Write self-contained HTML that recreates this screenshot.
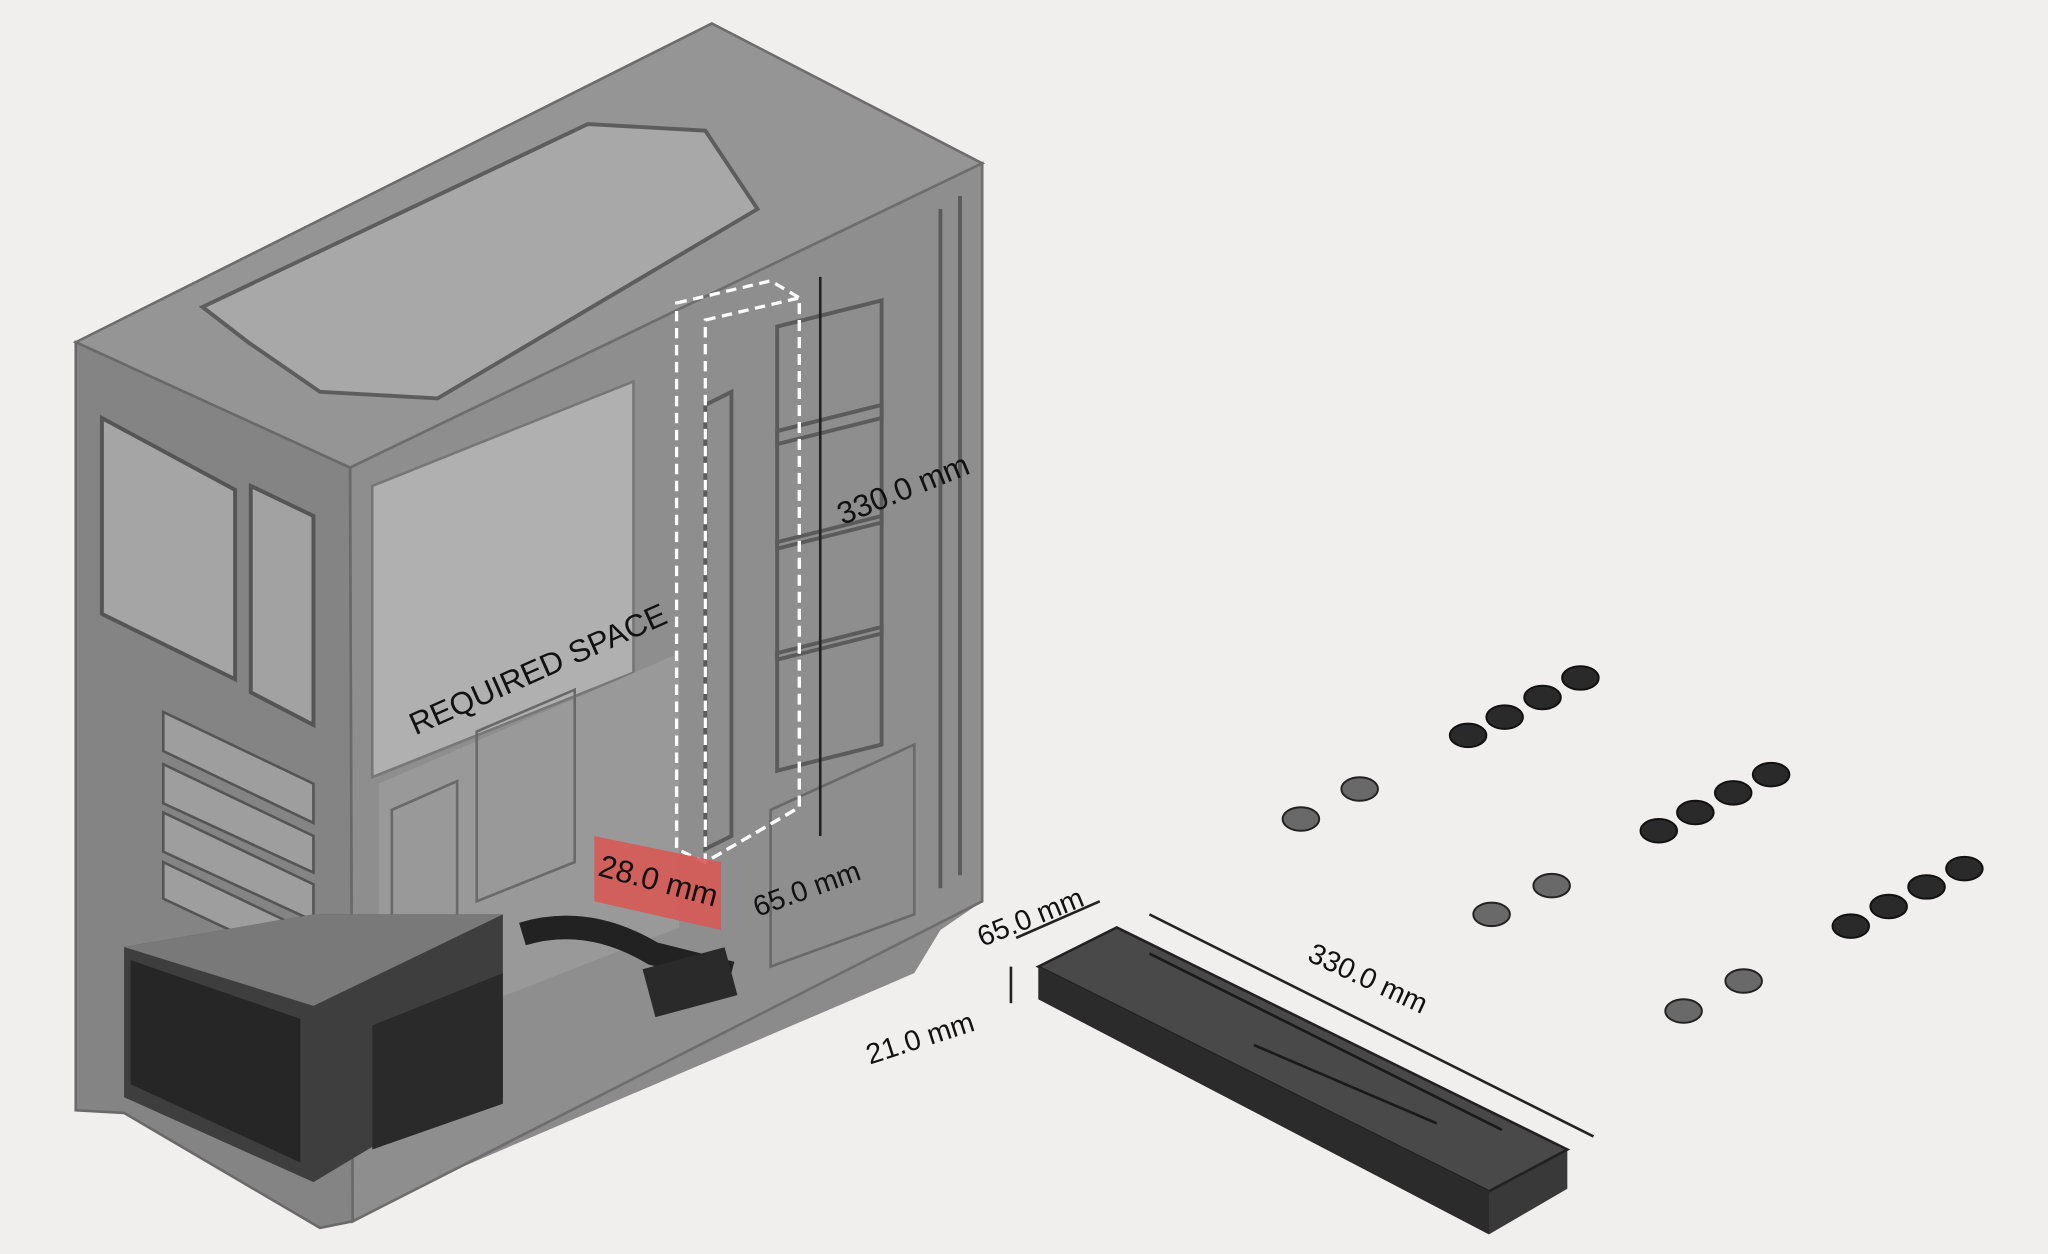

...

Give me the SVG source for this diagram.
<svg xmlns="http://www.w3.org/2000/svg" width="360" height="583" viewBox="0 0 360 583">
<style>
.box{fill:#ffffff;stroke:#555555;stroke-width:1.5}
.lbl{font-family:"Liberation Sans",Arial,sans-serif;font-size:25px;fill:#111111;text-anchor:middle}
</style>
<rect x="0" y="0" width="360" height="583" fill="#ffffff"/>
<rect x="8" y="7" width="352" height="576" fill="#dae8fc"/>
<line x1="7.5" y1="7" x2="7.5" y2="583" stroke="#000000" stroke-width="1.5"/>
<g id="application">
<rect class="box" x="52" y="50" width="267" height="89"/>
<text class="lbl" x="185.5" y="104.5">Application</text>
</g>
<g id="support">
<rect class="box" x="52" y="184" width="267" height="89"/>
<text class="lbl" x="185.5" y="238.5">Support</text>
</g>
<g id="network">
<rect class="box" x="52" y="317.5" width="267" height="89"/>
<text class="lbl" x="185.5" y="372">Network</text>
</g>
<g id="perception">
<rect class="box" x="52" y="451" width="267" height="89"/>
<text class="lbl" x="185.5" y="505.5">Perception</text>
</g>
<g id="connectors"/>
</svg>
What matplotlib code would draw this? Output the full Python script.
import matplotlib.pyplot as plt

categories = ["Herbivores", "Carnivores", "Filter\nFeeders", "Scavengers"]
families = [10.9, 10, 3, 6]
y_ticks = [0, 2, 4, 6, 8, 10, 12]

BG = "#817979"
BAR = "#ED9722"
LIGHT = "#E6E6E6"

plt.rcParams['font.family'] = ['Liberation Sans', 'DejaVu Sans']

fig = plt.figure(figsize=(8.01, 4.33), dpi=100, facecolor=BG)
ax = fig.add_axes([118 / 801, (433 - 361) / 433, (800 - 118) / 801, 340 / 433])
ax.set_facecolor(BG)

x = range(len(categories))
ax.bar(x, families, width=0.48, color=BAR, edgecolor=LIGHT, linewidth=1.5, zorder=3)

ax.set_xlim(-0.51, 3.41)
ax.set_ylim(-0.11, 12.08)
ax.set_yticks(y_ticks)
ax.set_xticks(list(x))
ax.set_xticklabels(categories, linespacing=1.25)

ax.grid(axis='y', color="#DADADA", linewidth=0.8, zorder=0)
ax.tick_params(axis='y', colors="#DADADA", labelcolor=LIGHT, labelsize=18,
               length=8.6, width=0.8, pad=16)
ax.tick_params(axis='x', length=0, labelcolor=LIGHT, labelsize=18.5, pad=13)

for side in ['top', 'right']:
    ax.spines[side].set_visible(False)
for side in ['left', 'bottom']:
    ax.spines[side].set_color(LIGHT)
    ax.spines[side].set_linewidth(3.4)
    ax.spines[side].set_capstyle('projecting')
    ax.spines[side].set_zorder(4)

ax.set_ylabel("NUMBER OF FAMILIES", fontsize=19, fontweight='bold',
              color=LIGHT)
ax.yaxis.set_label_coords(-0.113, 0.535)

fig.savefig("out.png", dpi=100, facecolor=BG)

What you have to do
Transcribe exactly, and only, the lines beginning at the line containing "Give me the SVG source for this diagram." and ending at the line containing "plt.rcParams['font.family'] = ['Liberation", both inclusive.

Result for this task
Give me the SVG source for this diagram.
<svg xmlns="http://www.w3.org/2000/svg" width="360" height="583" viewBox="0 0 360 583">
<style>
.box{fill:#ffffff;stroke:#555555;stroke-width:1.5}
.lbl{font-family:"Liberation Sans",Arial,sans-serif;font-size:25px;fill:#111111;text-anchor:middle}
</style>
<rect x="0" y="0" width="360" height="583" fill="#ffffff"/>
<rect x="8" y="7" width="352" height="576" fill="#dae8fc"/>
<line x1="7.5" y1="7" x2="7.5" y2="583" stroke="#000000" stroke-width="1.5"/>
<g id="application">
<rect class="box" x="52" y="50" width="267" height="89"/>
<text class="lbl" x="185.5" y="104.5">Application</text>
</g>
<g id="support">
<rect class="box" x="52" y="184" width="267" height="89"/>
<text class="lbl" x="185.5" y="238.5">Support</text>
</g>
<g id="network">
<rect class="box" x="52" y="317.5" width="267" height="89"/>
<text class="lbl" x="185.5" y="372">Network</text>
</g>
<g id="perception">
<rect class="box" x="52" y="451" width="267" height="89"/>
<text class="lbl" x="185.5" y="505.5">Perception</text>
</g>
<g id="connectors"/>
</svg>
What matplotlib code would draw this? Output the full Python script.
import matplotlib.pyplot as plt

categories = ["Herbivores", "Carnivores", "Filter\nFeeders", "Scavengers"]
families = [10.9, 10, 3, 6]
y_ticks = [0, 2, 4, 6, 8, 10, 12]

BG = "#817979"
BAR = "#ED9722"
LIGHT = "#E6E6E6"

plt.rcParams['font.family'] = ['Liberation Sans', 'DejaVu Sans']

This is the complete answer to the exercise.